A nearly identical version of the song (without a title) dates from the 1785 songbook "The Humming Bird". A similar transcription exists from 1840, as part of The Ingoldsby Legends, the transcribing of which is credited in part to a "Mr. Simpkinson from Bath". This version drops several of the repeated lines found in the 1778 and 1785 versions and the transcription uses more archaic spelling and the first lines read "A franklyn's dogge" rather than "The farmer's dog". A version similar to the Ingoldsby one (with some spelling variations) was also noted from 1888.

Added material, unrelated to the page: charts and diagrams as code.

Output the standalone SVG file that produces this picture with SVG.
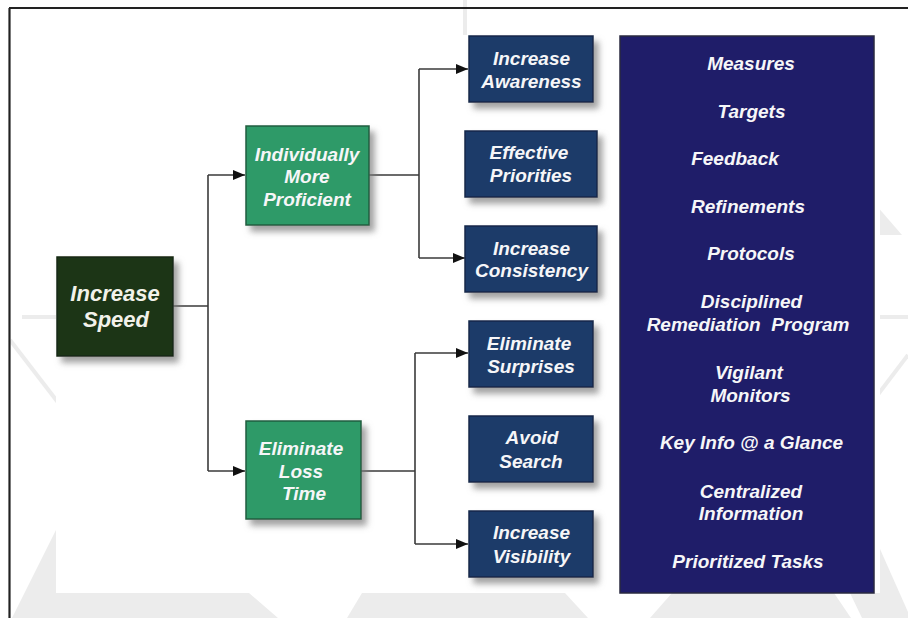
<svg xmlns="http://www.w3.org/2000/svg" width="908" height="618" viewBox="0 0 908 618">
<defs>
<filter id="sh" x="-20%" y="-20%" width="150%" height="150%">
<feDropShadow dx="5" dy="6" stdDeviation="3" flood-color="#7a7a7a" flood-opacity="0.7"/>
</filter>
<marker id="arr" markerUnits="userSpaceOnUse" markerWidth="13" markerHeight="11" refX="12" refY="5" orient="auto">
<path d="M0,0 L12,5 L0,10 z" fill="#111"/>
</marker>
</defs>
<style>
.wm{fill:#ececec;stroke:none}
.wml{stroke:#ececec;stroke-width:4;fill:none}
.c{stroke:#3a3a3a;stroke-width:1.6;fill:none}
.t{font-family:"Liberation Sans",Arial,sans-serif;font-weight:bold;font-style:italic;font-size:19px;fill:#f6f6f8;text-anchor:middle}
.big{font-size:22px;fill:#f2f2ea}
.dg{fill:#1b3519;stroke:#142812;stroke-width:1.5}
.g{fill:#2f9a67;stroke:#1f5e3f;stroke-width:1.5}
.b{fill:#1f3a69;stroke:#15284a;stroke-width:1.5}
.p{fill:#1f1d69;stroke:#2a2a40;stroke-width:1.5}
</style>
<rect width="908" height="618" fill="#ffffff"/>
<g id="watermark">
<rect class="wm" x="463" y="0" width="4" height="35"/>
<line class="wml" x1="22" y1="317" x2="908" y2="317"/>
<line class="wml" x1="10" y1="340" x2="60" y2="405"/>
<line class="wml" x1="908" y1="355" x2="870" y2="405"/>
<polygon class="wm" points="876,205 902,235 876,235"/>
<polygon class="wm" points="56,530 56,593 249,593 278,618 12,618"/>
<polygon class="wm" points="362,593 565,593 588,618 347,618"/>
<polygon class="wm" points="672,593 834,593 851,618 650,618"/>
<polygon class="wm" points="876,540 908,612 908,618 862,618 850,593 876,593"/>
<rect x="56" y="35" width="824" height="558" fill="#ffffff"/>
</g>
<g id="frame">
<line x1="9" y1="8" x2="908" y2="8" stroke="#222" stroke-width="2.2"/>
<line x1="9.5" y1="8" x2="9.5" y2="618" stroke="#222" stroke-width="2.2"/>
</g>
<g id="connectors">
<polyline class="c" points="173,306 208,306"/>
<polyline class="c" points="208,175 208,471"/>
<line class="c" x1="208" y1="175" x2="245" y2="175" marker-end="url(#arr)"/>
<line class="c" x1="208" y1="471" x2="245" y2="471" marker-end="url(#arr)"/>
<polyline class="c" points="369,175 419,175"/>
<polyline class="c" points="419,69 419,258"/>
<line class="c" x1="419" y1="69" x2="468" y2="69" marker-end="url(#arr)"/>
<line class="c" x1="419" y1="258" x2="465" y2="258" marker-end="url(#arr)"/>
<polyline class="c" points="361,471 415,471"/>
<polyline class="c" points="415,353 415,544"/>
<line class="c" x1="415" y1="353" x2="468" y2="353" marker-end="url(#arr)"/>
<line class="c" x1="415" y1="544" x2="468" y2="544" marker-end="url(#arr)"/>
</g>
<g id="increase-speed">
<rect class="dg" x="57" y="257" width="116" height="99" filter="url(#sh)"/>
<text class="t big" x="115" y="301">Increase</text>
<text class="t big" x="116" y="327">Speed</text>
</g>
<g id="individually-more-proficient">
<rect class="g" x="246" y="126" width="123" height="99" filter="url(#sh)"/>
<text class="t" x="307" y="161">Individually</text>
<text class="t" x="307" y="183">More</text>
<text class="t" x="307" y="205.5">Proficient</text>
</g>
<g id="eliminate-loss-time">
<rect class="g" x="246" y="421" width="115" height="98" filter="url(#sh)"/>
<text class="t" x="301" y="455">Eliminate</text>
<text class="t" x="301" y="477.5">Loss</text>
<text class="t" x="304" y="500">Time</text>
</g>
<g id="increase-awareness">
<rect class="b" x="469" y="36" width="124" height="66" filter="url(#sh)"/>
<text class="t" x="531.5" y="65">Increase</text>
<text class="t" x="531.5" y="88">Awareness</text>
</g>
<g id="effective-priorities">
<rect class="b" x="465" y="131" width="132" height="66" filter="url(#sh)"/>
<text class="t" x="529" y="159">Effective</text>
<text class="t" x="531" y="182">Priorities</text>
</g>
<g id="increase-consistency">
<rect class="b" x="465" y="226" width="132" height="66" filter="url(#sh)"/>
<text class="t" x="531.5" y="254.5">Increase</text>
<text class="t" x="531.5" y="277">Consistency</text>
</g>
<g id="eliminate-surprises">
<rect class="b" x="469" y="321" width="124" height="66" filter="url(#sh)"/>
<text class="t" x="529" y="350">Eliminate</text>
<text class="t" x="531" y="372.5">Surprises</text>
</g>
<g id="avoid-search">
<rect class="b" x="469" y="416" width="124" height="66" filter="url(#sh)"/>
<text class="t" x="532" y="444">Avoid</text>
<text class="t" x="531" y="467.5">Search</text>
</g>
<g id="increase-visibility">
<rect class="b" x="469" y="511" width="124" height="66" filter="url(#sh)"/>
<text class="t" x="531.5" y="539">Increase</text>
<text class="t" x="531.5" y="562.5">Visibility</text>
</g>
<g id="panel">
<rect class="p" x="620" y="36" width="254" height="557"/>
<text class="t" x="751" y="70">Measures</text>
<text class="t" x="751.5" y="117.5">Targets</text>
<text class="t" x="735" y="164.5">Feedback</text>
<text class="t" x="748" y="212.5">Refinements</text>
<text class="t" x="751" y="260">Protocols</text>
<text class="t" x="751.5" y="308">Disciplined</text>
<text class="t" x="748" y="331" xml:space="preserve">Remediation  Program</text>
<text class="t" x="749" y="378.5">Vigilant</text>
<text class="t" x="750.5" y="402">Monitors</text>
<text class="t" x="751.5" y="449">Key Info @ a Glance</text>
<text class="t" x="751" y="497.5">Centralized</text>
<text class="t" x="751" y="519.5">Information</text>
<text class="t" x="748" y="567.5">Prioritized Tasks</text>
</g>
</svg>
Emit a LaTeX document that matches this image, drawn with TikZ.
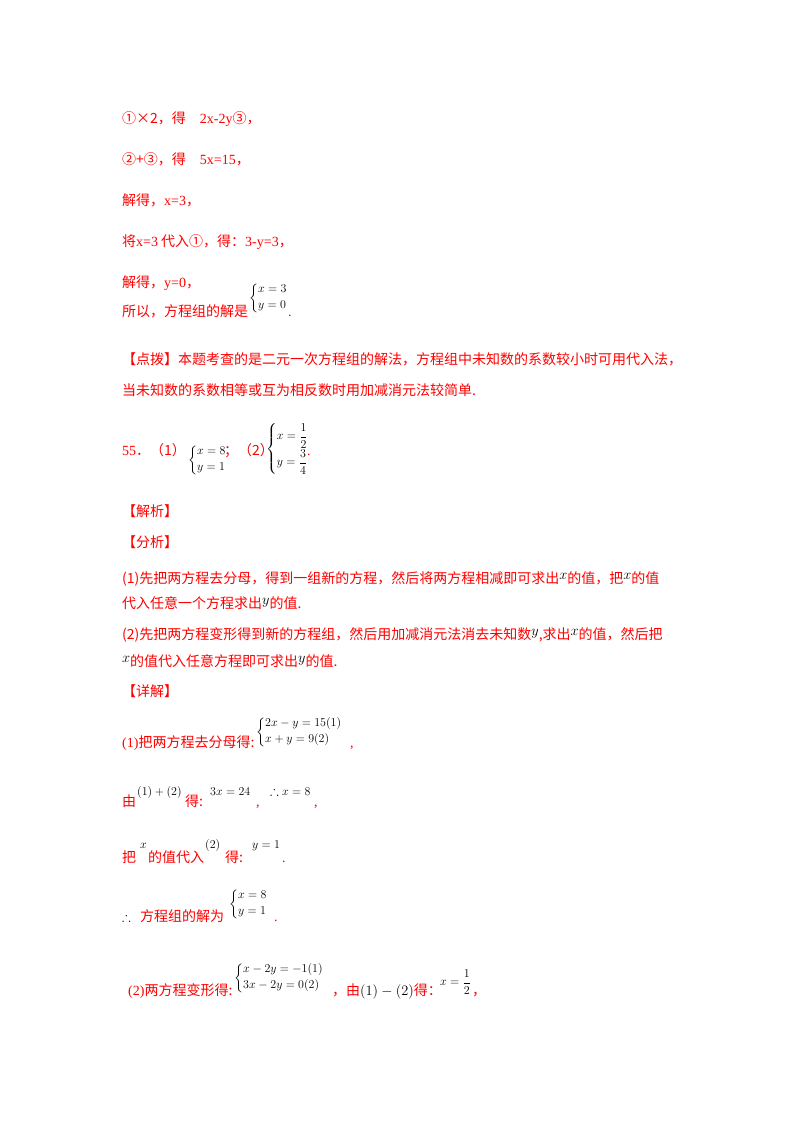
\documentclass[tikz,border=0pt]{standalone}
\usepackage{amsmath,amssymb}
\usepackage{fontspec}
\setmainfont{Liberation Serif}
\newfontfamily\cjk{Noto Sans CJK SC}
\newcommand{\C}[1]{{\cjk #1}}
\begin{document}
\begin{tikzpicture}[x=1pt,y=-1pt,
  r/.style={anchor=base west,inner sep=0pt,text=red,font=\fontsize{14}{16}\selectfont},
  k/.style={anchor=base west,inner sep=0pt,text=black,font=\fontsize{13}{15}\selectfont},
  sys/.style={anchor=west,inner sep=0pt,text=black,font=\fontsize{12}{14}\selectfont}]
\useasboundingbox (0,0) rectangle (800,1132);
\node[r] (l1) at (122,123) {\C{①×2，得}\quad 2x-2y\C{③，}};
\node[r] (l2) at (122,164) {\C{②+③，得}\quad 5x=15\C{，}};
\node[r] (l3) at (122,205) {\C{解得，}x=3\C{，}};
\node[r] (l4) at (122,246) {\C{将}x=3\C{ 代入①，得：}3-y=3\C{，}};
\node[r] (l5) at (122,287) {\C{解得，}y=0\C{，}};
\node[r] (l6) at (122,316) {\C{所以，方程组的解是}};
\node[sys] (s6) at (249,298) {$\left\{\begin{array}{@{}l@{}}x=3\\[2pt] y=0\end{array}\right.$};
\node[r] (l6b) at (288,316) {.};
\node[r] (d1) at (122,364) {\C{【点拨】本题考查的是二元一次方程组的解法，方程组中未知数的系数较小时可用代入法，}};
\node[r] (d2) at (122,395) {\C{当未知数的系数相等或互为相反数时用加减消元法较简单.}};
\node[r] (n55) at (122,455) {55\C{．（1）}};
\node[sys] (s55a) at (188,460) {$\left\{\begin{array}{@{}l@{}}x=8\\[2pt] y=1\end{array}\right.$};
\node[r] (n55b) at (224,455) {\C{；（2）}};
\node[sys] (s55b) at (266,449) {$\left\{\begin{array}{@{}l@{}}x=\dfrac12\\[6pt] y=\dfrac34\end{array}\right.$};
\node[r] (n55c) at (307,455) {.};
\node[r] (jx) at (122,516) {\C{【解析】}};
\node[r] (fx) at (122,547) {\C{【分析】}};
\node[r] (a1) at (122,583) {\C{(1)先把两方程去分母，得到一组新的方程，然后将两方程相减即可求出}\raisebox{4pt}{\textcolor{black}{$x$}}\C{的值，把}\raisebox{4pt}{\textcolor{black}{$x$}}\C{的值}};
\node[r] (a2) at (122,608) {\C{代入任意一个方程求出}\raisebox{4pt}{\textcolor{black}{$y$}}\C{的值.}};
\node[r] (a3) at (122,639) {\C{(2)先把两方程变形得到新的方程组，然后用加减消元法消去未知数}\raisebox{4pt}{\textcolor{black}{$y$}}\C{,求出}\raisebox{4pt}{\textcolor{black}{$x$}}\C{的值，然后把}};
\node[r] (a4) at (122,666) {\raisebox{4pt}{\textcolor{black}{$x$}}\C{的值代入任意方程即可求出}\raisebox{4pt}{\textcolor{black}{$y$}}\C{的值.}};
\node[r] (xj) at (122,696) {\C{【详解】}};
\node[r] (b1) at (122,747) {(1)\C{把两方程去分母得:}};
\node[sys] (sb1) at (256,732) {$\left\{\begin{array}{@{}l@{}}2x-y=15(1)\\[2pt] x+y=9(2)\end{array}\right.$};
\node[r] (b1c) at (350,747) {,};
\node[r] (b2) at (122,806) {\C{由}};
\node[k] (b2a) at (137,795) {$(1)+(2)$};
\node[r] (b2b) at (185,806) {\C{得:}};
\node[k] (b2c) at (210,795) {$3x=24$};
\node[r] (b2d) at (256,806) {,};
\node[k] (b2e) at (270,795) {$\therefore x=8$};
\node[r] (b2f) at (314,806) {,};
\node[r] (b3) at (122,862) {\C{把}};
\node[k] (b3a) at (140,848) {$x$};
\node[r] (b3b) at (148,862) {\C{的值代入}};
\node[k] (b3c) at (205,848) {$(2)$};
\node[r] (b3d) at (225,862) {\C{得:}};
\node[k] (b3e) at (252,848) {$y=1$};
\node[r] (b3f) at (282,862) {.};
\node[k] (b4) at (122,921) {$\therefore$};
\node[r] (b4a) at (140,921) {\C{方程组的解为}};
\node[sys] (sb4) at (229,904) {$\left\{\begin{array}{@{}l@{}}x=8\\[2pt] y=1\end{array}\right.$};
\node[r] (b4b) at (274,921) {.};
\node[r] (c1) at (128,995) {(2)\C{两方程变形得:}};
\node[sys] (sc1) at (234,978) {$\left\{\begin{array}{@{}l@{}}x-2y=-1(1)\\[2pt] 3x-2y=0(2)\end{array}\right.$};
\node[r] (c1a) at (332,995) {\C{，由}\textcolor{black}{$(1)-(2)$}\C{得：}};
\node[sys] (c1b) at (440,982) {$x=\dfrac12$};
\node[r] (c1c) at (472,995) {\C{，}};
\end{tikzpicture}
\end{document}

The presence of the song in the United States was noted by Robert M. Charlton in 1842. English folklorist Alice Bertha Gomme recorded eight forms in 1894. Highly-differing versions were recorded in Monton, Shropshire, Liphook and Wakefield, Staffordshire, Nottinghamshire, Cambridgeshire, Derbyshire and Enborne. All of these versions were associated with children's games, the rules differing by locality. Early versions of "Bingo" were also noted as adult drinking songs, as in a version where individual singers were expected to sing a letter from the spelling of the name, and were to take a drink if they failed to do so correctly.

Variations on the lyrics refer to the dog variously as belonging to a miller or a shepherd, and/or named "Bango" or "Pinto". In some variants, variations on the following third stanza are added:

The farmer loved a pretty young lass,
and gave her a wedding-ring-o.
R with an I — I with an N,
N with a G — G with an O;
(etc.)

This stanza is placed before or substituted for the stanza starting with "And is this not a sweet little song?"

Versions that are variations on the early version of "Bingo" have been recorded in classical arrangements by Frederick Ranalow (1925), John Langstaff (1952), and Richard Lewis (1960). Under the title "Little Bingo", a variation on the early version was recorded twice by folk singer Alan Mills, on Animals, Vol. 1 (1956) and on 14 Numbers, Letters, and Animal Songs (1972).

The song should not be confused with the 1961 UK hit pop song "Bingo, Bingo (I'm In Love)" by Dave Carey, which originated as a jingle for pirate station Radio Luxembourg.